The suggestion that Assad chose to bomb the daylights out of noncombatant zones while holding off on the al-Qaeda-types who came into theater of war may be borne out in the casualty, IDP, and refugee figures created in the monstrosity that is today the deeply polarized and globally signal “Syrian Civil War”, for while NATO and the western world press for classical liberal values in governance, it appears Putin, Assad, and Khamenei together press for immense systems of abuse, coercion, enslavement, and exploitation on the mighty piers of fear and patronage.
Call Syria an “axle of power” 🙂 — if the three dictators get away with driving over the state’s constituents to an inherently fascist conclusion, they might well drive the same anywhere else — and the end of that kind of power: the power to make others suffer capriciously, with impunity, without heart, without justice, without limits.
Still, Secretary of State John Kerry declared on Wednesday that the United States welcomed both initiatives. He made no call for Mr. Assad’s resignation, a notable omission from Mr. Kerry, who has typically insisted on it in public remarks. Instead, he spoke of Mr. Assad as a leader who needed to change his policies.
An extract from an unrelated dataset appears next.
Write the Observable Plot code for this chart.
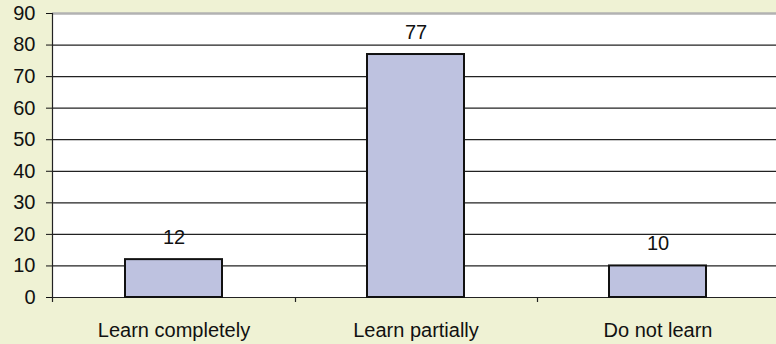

“It is time for President Assad, the Assad regime, to put their people first and to think about the consequences of their actions, which are attracting more and more terrorists to Syria, basically because of their efforts to remove Assad,” Mr. Kerry said.
Name the tyrants — communist, nationalist, Islamist (red-brown-green) — who have with grace backed away from or stepped down from power.
The Kremlin may be the main winner in the Lebanon war. Israel has been attacked with Soviet Kalashnikovs and Katyushas, Russian Fajr-1 and Fajr-3 rockets, Russian AT-5 Spandrel antitank missiles and Kornet antitank rockets. Russia’s outmoded weapons are now all the rage with terrorists everywhere in the world, and the bad guys know exactly where to get them. The weapons cases abandoned by Hezbollah were marked: “Customer: Ministry of Defense of Syria. Supplier: KBP, Tula, Russia.”